Redecorating a room can be fun on any budget. Sometimes new paint, a couch cover, and rearranging the furniture will give a room the perfect look and feel. Sometimes a total redo is the solution.
Regardless of whether your project is big or small, the absolute most important thing to do is plan. Your interior decorating plan should be precise, detailed, and well researched. The worst thing a person can do is walk into a home improvement store without thinking it all through because the temptation is simply too great. With so many colors and choices, a person can easily go broke just making a decision. So know what colors you want, what you want to repair, what you want to replace, and what just needs to be updated (perhaps the lamp is beautiful, but a new lampshade would match the curtains perfectly).
Go into the home improvement store, hardware store, or home decorating store, for the first time with your money at home. Make your first trip part of the research. Take measurements of the room or rooms you want to decorate then find out how much paint costs, consulting with a store employee about how much paint you will need. Note: experts agree that if you plan on reselling your home you need to paint your walls a neutral color so that reselling is easier.
Discover how much everything you will need can cost, or just window shop. Get ideas about the pictures you want hanging from the walls, or which coffee table will fit perfectly when you rearrange the furniture. This is the fun part, you get to plan, imagine, and dream, without spending a dime.

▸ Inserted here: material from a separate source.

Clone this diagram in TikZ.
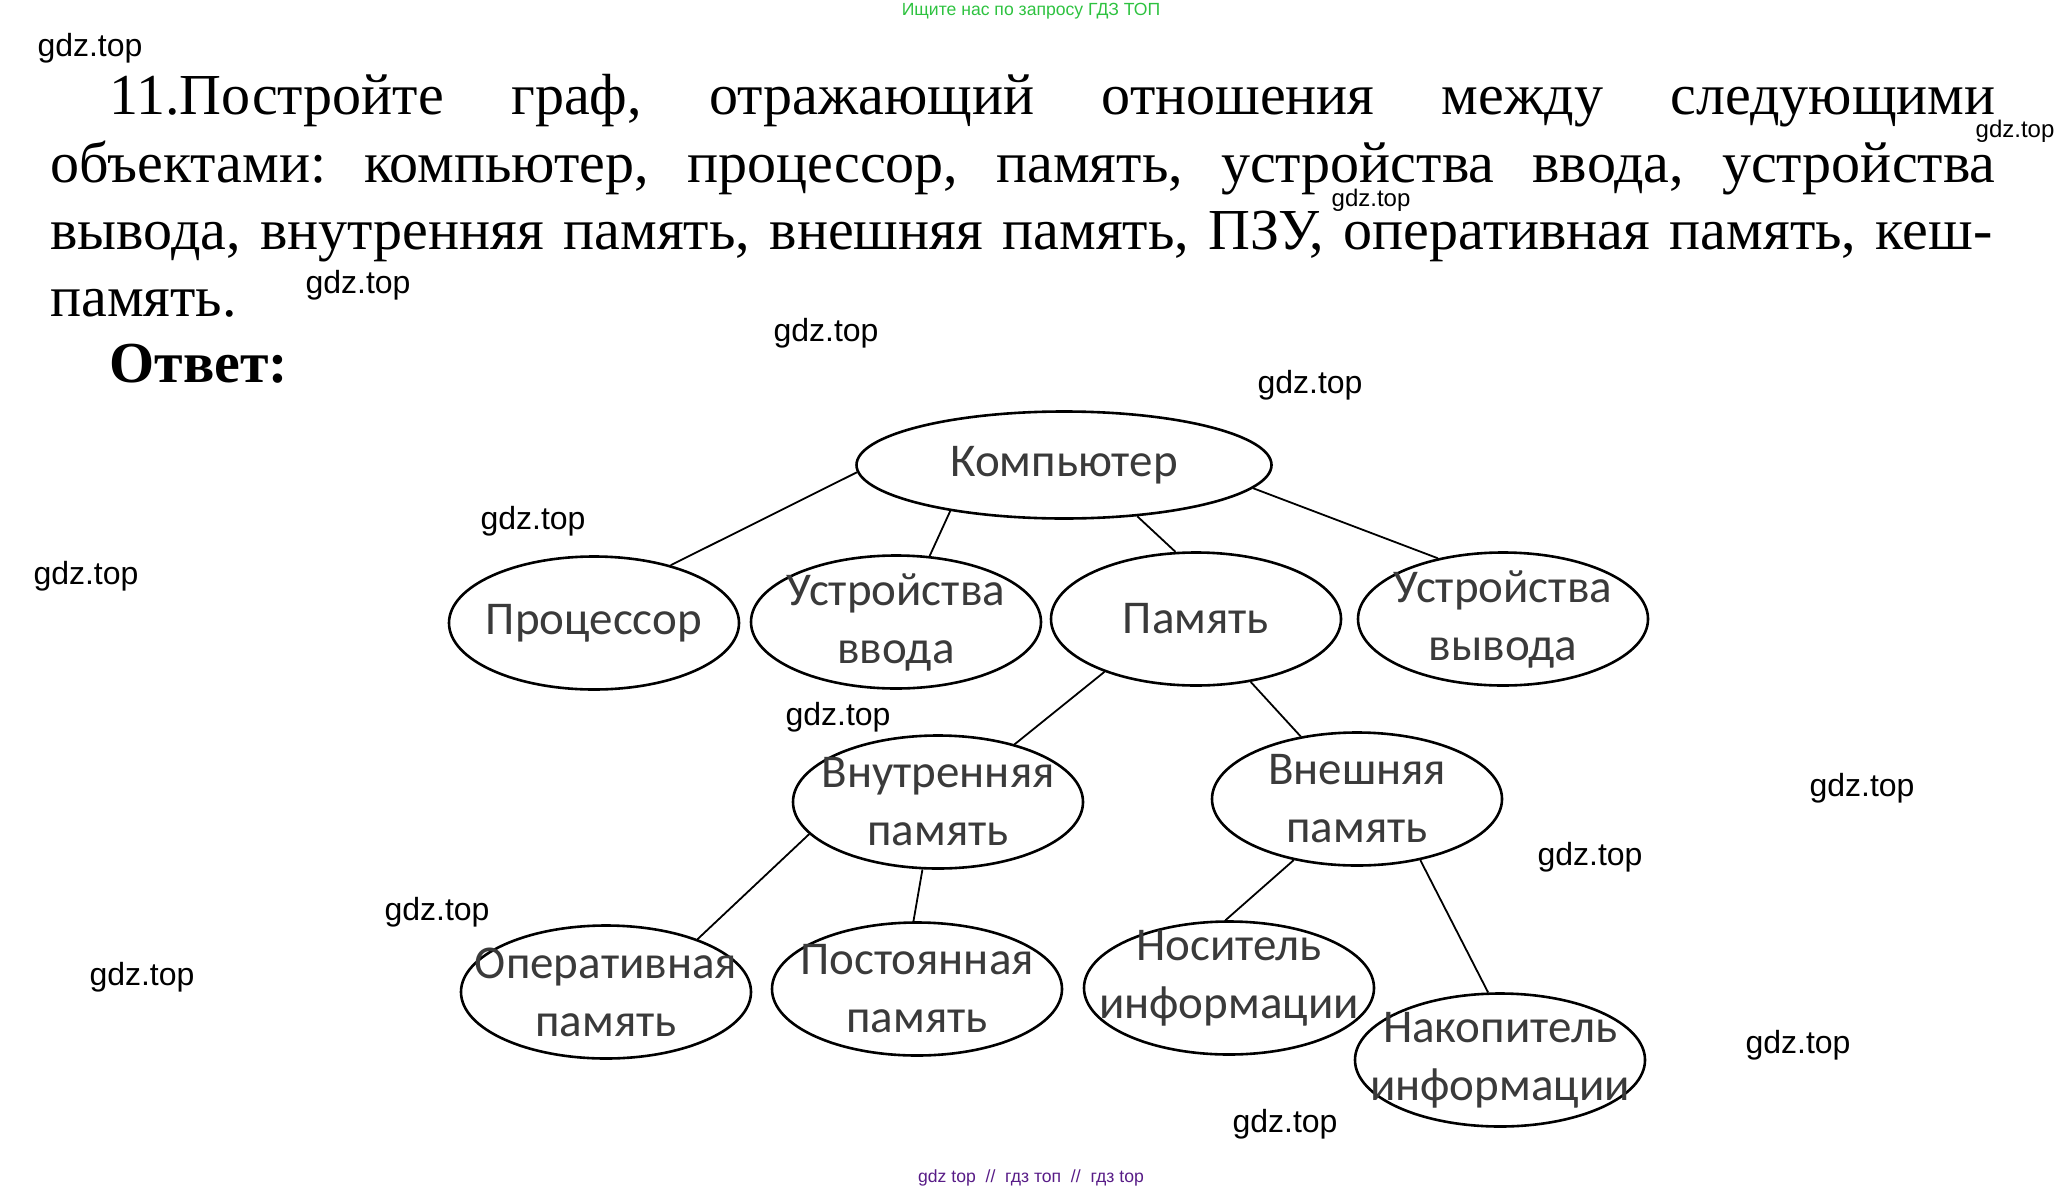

Look at magazines and interior decorating books. They are chalk full of wonderful and user-friendly tips and can provide inspiration and ideas you may not have thought of.
Next, set your budget and be reasonable about it. If you shop around and do your homework, you really don’t have to spend a fortune. Also, give yourself a little leeway with your money: leave yourself about two hundred extra dollars (if possible) for any unexpected or emergency costs that might come up. If an extra two hundred dollars isn’t possible, then try to set something aside. Call it the “just in case” fund, and be strict with yourself that it only gets used when you absolutely have to.
Of course, you always have the option of hiring a professional interior decorator that will go over the entire planning process thoroughly with you. But if a professional isn’t in the budget, or you think that doing it yourself is preferable, feel confident that interior decorating can be as simple or as complicated as you make it. So make it simple, and make it fun.